The combined business, operating under the Fubo name, will continue offering Hulu + Live TV and Fubo as separate services, the companies announced in news releases on Monday, Jan. 6.
With 6.2 million North American subscribers, the new venture aims to deliver greater consumer choice through expanded programming and flexible pricing.
"This combination enables us to deliver on our promise to provide consumers with greater choice and flexibility," said David Gandler, Fubo’s co-founder and CEO. "It’s a win for consumers, our shareholders, and the entire streaming industry."
Disney’s involvement brings significant resources, including a new carriage agreement that will allow Fubo to launch a "sports and broadcast" service featuring Disney-owned networks like ESPN, ABC, and ESPN+.

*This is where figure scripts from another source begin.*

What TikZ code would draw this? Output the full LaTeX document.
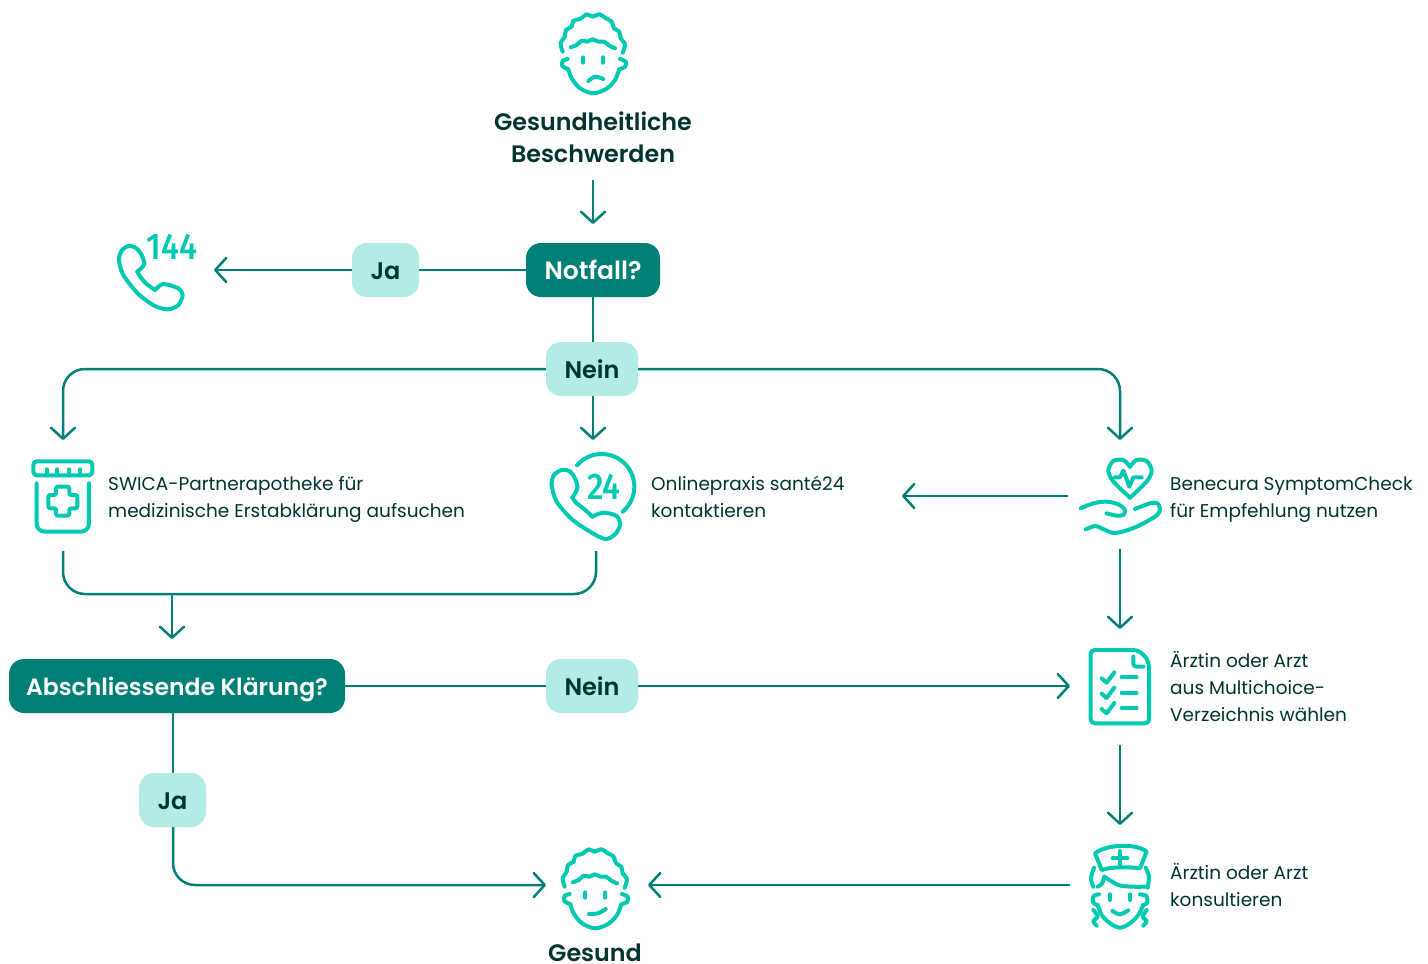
\documentclass[tikz,border=0pt]{standalone}
\usepackage{fontspec}
\setmainfont[BoldFont={Poppins SemiBold}]{Poppins}
\newfontfamily\digitfont{Fira Sans Medium}
\usetikzlibrary{arrows.meta}
\definecolor{teal}{HTML}{007F76}
\definecolor{mint}{HTML}{B2ECE4}
\definecolor{icon}{HTML}{00C9B1}
\definecolor{ink}{HTML}{00352F}
\tikzset{
  x=1pt,y=-1pt,
  flow/.style={draw=teal,line width=2.5pt,line join=round,rounded corners=22pt},
  arrowed/.style={flow,-{Straight Barb[length=11pt,width=24pt,line width=2.5pt,round]}},
  darkbox/.style={fill=teal,rounded corners=15pt,text=white,font=\fontsize{#1}{28}\selectfont\bfseries,minimum height=54pt,inner sep=0pt,anchor=center,text height=20pt,text depth=2pt},
  lightbox/.style={fill=mint,rounded corners=15pt,text=ink,font=\fontsize{24}{28}\selectfont\bfseries,minimum height=54pt,inner sep=0pt,anchor=center,text height=20pt,text depth=2pt},
  title/.style={text=ink,font=\fontsize{23.8}{32}\selectfont\bfseries,align=center,inner sep=0pt},
  body/.style={text=ink,font=\fontsize{18.5}{27}\selectfont,align=left,anchor=west,inner sep=0pt},
  ic/.style={draw=icon,line width=4pt,line cap=round,line join=round},
  icscope/.style={shift={(#1)},x=0.3333pt,y=-0.3333pt},
  digits/.style={text=icon,inner sep=0pt,font=\fontsize{#1}{#1}\selectfont\digitfont}
}
\newcommand{\facecommon}{%
  \draw[ic] plot[smooth] coordinates {(98,155)(92,130)(104,110)(108,90)(125,80)(130,62)(150,57)(170,43)(188,50)(208,43)(228,55)(245,65)(252,85)(268,95)(272,115)(285,133)(278,158)};
  \draw[ic] plot[smooth] coordinates {(122,142)(140,135)(155,122)(172,125)(188,118)(205,125)(222,125)(238,137)(255,145)};
  \draw[ic] (160,172)--(160,188) (220,172)--(220,188);
  \draw[ic] plot[smooth] coordinates {(113,177)(98,183)(97,198)(115,208)};
  \draw[ic] plot[smooth] coordinates {(270,177)(287,185)(286,200)(268,208)};
  \draw[ic] plot[smooth] coordinates {(115,208)(125,235)(150,265)(190,280)(230,266)(255,240)(268,208)};
}
\begin{document}
\begin{tikzpicture}
\useasboundingbox (0,0) rectangle (1428,964);
% boxes
\node[title] (top) at (593,137) {Gesundheitliche\\Beschwerden};
\node[darkbox=25,minimum width=134pt] (notfall) at (593,270) {Notfall?};
\node[lightbox,minimum width=67pt] (ja1) at (385.5,270) {Ja};
\node[lightbox,minimum width=92pt] (nein1) at (592,369) {Nein};
\node[darkbox=23.5,minimum width=336pt] (abs) at (177,686) {Abschliessende Klärung?};
\node[lightbox,minimum width=92pt] (nein2) at (592,686) {Nein};
\node[lightbox,minimum width=67pt] (ja2) at (172.5,800) {Ja};
\node[title,anchor=base] (gesund) at (595,961) {Gesund};
\node[body] (t1) at (108,499) {\strut SWICA-Partnerapotheke für\\medizinische Erstabklärung aufsuchen\strut};
\node[body] (t2) at (651,499) {\strut Onlinepraxis santé24\\kontaktieren\strut};
\node[body] (t3) at (1170,499) {\strut Benecura SymptomCheck\\für Empfehlung nutzen\strut};
\node[body] (t4) at (1170,689) {\strut Ärztin oder Arzt\\aus Multichoice-\\Verzeichnis wählen\strut};
\node[body] (t5) at (1170,888) {\strut Ärztin oder Arzt\\konsultieren\strut};
% connector ends
\coordinate (topend) at (593,180);
\coordinate (notin) at (593,224);
\coordinate (callend) at (214,270);
\coordinate (potin) at (63,440);
\coordinate (onlin) at (593,440);
\coordinate (benin) at (1120,440);
\coordinate (potout) at (63,551);
\coordinate (onlout) at (596,551);
\coordinate (mergeout) at (172,594);
\coordinate (absin) at (172,639);
\coordinate (benleft) at (1068,496);
\coordinate (onlright) at (902,496);
\coordinate (bendown) at (1120,549);
\coordinate (listin) at (1120,629);
\coordinate (listleft) at (1070,686);
\coordinate (listdown) at (1120,745);
\coordinate (nursein) at (1120,825);
\coordinate (nurseleft) at (1070,885);
\coordinate (gesr) at (648,885);
\coordinate (gesl) at (546,885);
\coordinate (absb) at (173,713);
\coordinate (jat) at (173,773);
\coordinate (jab) at (173,827);
\coordinate (notb) at (593,297);
\coordinate (neint) at (593,342);
\coordinate (neinb) at (593,396);
% connectors
\draw[arrowed] (topend) -- (notin);
\draw[flow] (notfall) -- (ja1);
\draw[arrowed] (ja1) -- (callend);
\draw[flow] (notb) -- (neint);
\draw[arrowed] (nein1.west) -| (potin);
\draw[arrowed] (neinb) -- (onlin);
\draw[arrowed] (nein1.east) -| (benin);
\draw[flow] (potout) |- (mergeout -| onlout) -- (onlout);
\draw[arrowed] (mergeout) -- (absin);
\draw[flow] (abs) -- (nein2);
\draw[arrowed] (nein2) -- (listleft);
\draw[arrowed] (benleft) -- (onlright);
\draw[arrowed] (bendown) -- (listin);
\draw[arrowed] (listdown) -- (nursein);
\draw[arrowed] (nurseleft) -- (gesr);
\draw[flow] (absb) -- (jat);
\draw[arrowed] (jab) |- (gesl);
% sad face
\begin{scope}[icscope={530,0}]
 \facecommon
 \draw[ic] plot[smooth] coordinates {(175,243)(195,230)(220,237)};
\end{scope}
% happy face
\begin{scope}[icscope={532,835}]
 \facecommon
 \draw[ic] plot[smooth] coordinates {(171,237)(198,235)(221,222)};
\end{scope}
% phone 144
\begin{scope}[icscope={100,220}]
 \draw[ic] plot[smooth] coordinates {(112,155)(133,132)(122,100)(105,82)(85,78)(65,92)(57,120)(70,165)(115,222)(165,258)(205,268)(235,255)(248,225)(235,205)(190,192)(165,210)};
 \draw[ic] plot[smooth] coordinates {(165,210)(140,192)(122,172)(112,155)};
\end{scope}
\node[digits=37] (n144) at (172,247) {\scalebox{0.88}[1]{144}};
% pot
\begin{scope}[icscope={20,450}]
 \draw[ic,rounded corners=3.5pt] (40,34) rectangle (217,76);
 \draw[ic] (80,58)--(80,76) (112,58)--(112,76) (146,58)--(146,76) (180,58)--(180,76);
 \draw[ic,rounded corners=8pt] (50,100) -- (50,245) -- (207,245) -- (207,100);
 \draw[ic,rounded corners=2pt] (108,110)--(148,110)--(148,135)--(172,135)--(172,175)--(148,175)--(148,197)--(108,197)--(108,175)--(85,175)--(85,135)--(108,135)--cycle;
\end{scope}
% phone 24
\begin{scope}[icscope={540,445}]
 \draw[ic] plot[smooth] coordinates {(97,158)(112,130)(105,100)(88,78)(65,75)(42,90)(35,120)(50,170)(95,222)(150,260)(195,282)(225,268)(240,240)(230,213)(190,203)(157,215)};
 \draw[ic] plot[smooth] coordinates {(157,215)(130,190)(110,175)(97,158)};
 \draw[ic] plot[smooth,samples=30,domain=139:-50] ({185+98*cos(\x)},{125-98*sin(\x)});
\end{scope}
\node[digits=37] (n24) at (604,487) {\scalebox{0.88}[1]{24}};
% heart hand
\begin{scope}[icscope={1070,450}]
 \draw[ic] plot[smooth] coordinates {(180,50)(160,30)(130,33)(115,60)(125,88)(150,115)(180,143)};
 \draw[ic] plot[smooth] coordinates {(180,50)(200,30)(230,33)(245,60)(235,88)(210,115)(180,143)};
 \draw[ic] (135,82)--(150,82)--(160,62)--(178,110)--(190,82)--(215,82);
 \draw[ic] plot[smooth] coordinates {(32,175)(70,160)(110,155)(145,163)(165,180)(160,195)(140,197)(110,190)};
 \draw[ic] plot[smooth] coordinates {(195,177)(240,160)(262,160)(270,180)(255,200)(200,230)(150,247)(125,248)(95,235)(75,228)(47,238)};
\end{scope}
% checklist
\begin{scope}[icscope={1075,640}]
 \draw[ic,rounded corners=4pt] (175,30)--(47,30)--(47,250)--(222,250)--(222,80);
 \draw[ic] (175,30) .. controls (200,32) and (220,55) .. (222,80);
 \draw[ic,rounded corners=3pt] (175,50)--(175,80)--(205,80);
 \foreach \d in {0,46,92}{
  \draw[ic] (80,115+\d)--(95,128+\d)--(118,97+\d);
  \draw[ic] (140,112+\d)--(185,112+\d);
 }
\end{scope}
% nurse
\begin{scope}[icscope={1075,835}]
 \draw[ic] (60,55) .. controls (90,30) and (180,22) .. (215,50) -- (195,100) .. controls (160,95) and (110,95) .. (80,105) -- cycle;
 \draw[ic] (135,48)--(135,92) (113,70)--(157,70);
 \draw[ic] plot[smooth] coordinates {(57,98)(48,130)(55,155)};
 \draw[ic] plot[smooth] coordinates {(212,98)(222,125)(218,158)};
 \draw[ic] plot[smooth] coordinates {(68,155)(82,145)(88,125)};
 \draw[ic] plot[smooth] coordinates {(88,125)(130,150)(170,155)(215,155)};
 \draw[ic] plot[smooth] coordinates {(72,178)(56,183)(55,203)(68,210)};
 \draw[ic] plot[smooth] coordinates {(195,178)(214,183)(217,203)(205,210)};
 \draw[ic] plot[smooth] coordinates {(68,210)(80,240)(105,265)(135,278)(165,265)(190,240)(205,210)};
 \draw[ic] (105,178)--(105,195) (165,178)--(165,195);
 \draw[ic] plot[smooth] coordinates {(112,228)(135,238)(160,226)};
 \draw[ic] plot[smooth] coordinates {(55,225)(68,245)(55,258)(65,272)};
 \draw[ic] plot[smooth] coordinates {(215,225)(203,245)(215,258)(205,272)};
\end{scope}
\end{tikzpicture}
\end{document}
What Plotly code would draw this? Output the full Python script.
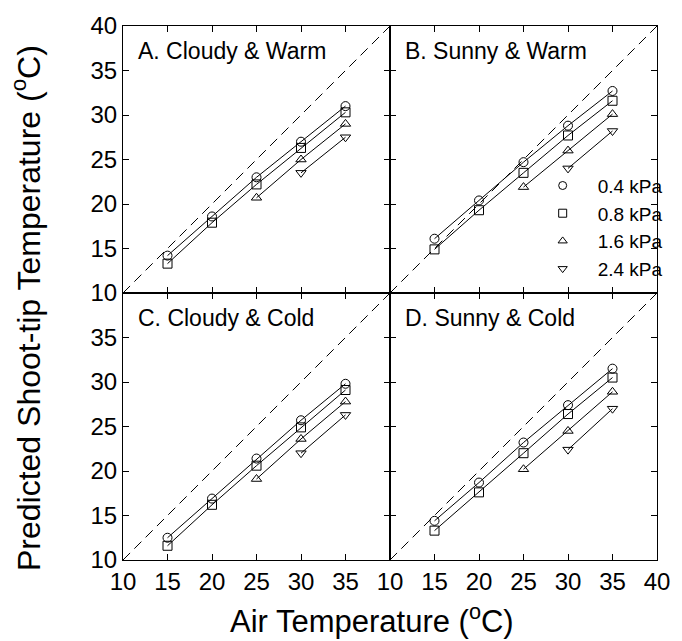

Hulu + Live TV will remain available through the Hulu app and as part of the Disney+ bundle.
"This partnership enhances our ability to serve subscribers with the content they want while offering great value," said Justin Warbrooke, Disney’s executive vice president of corporate development.
The deal also resolves ongoing litigation between Disney and Fubo over the planned Venu Sports venture. Disney, FOX, and Warner Bros. Discovery will collectively pay Fubo $220 million.
Pending regulatory and shareholder approvals, the transaction is expected to close later this year. With Disney’s majority ownership, the combined company plans to focus on growth, innovation, and profitability.
For shareholders and subscribers, this deal signifies a major step forward in the evolution of streaming services, with the promise of enhanced offerings and robust financial backing.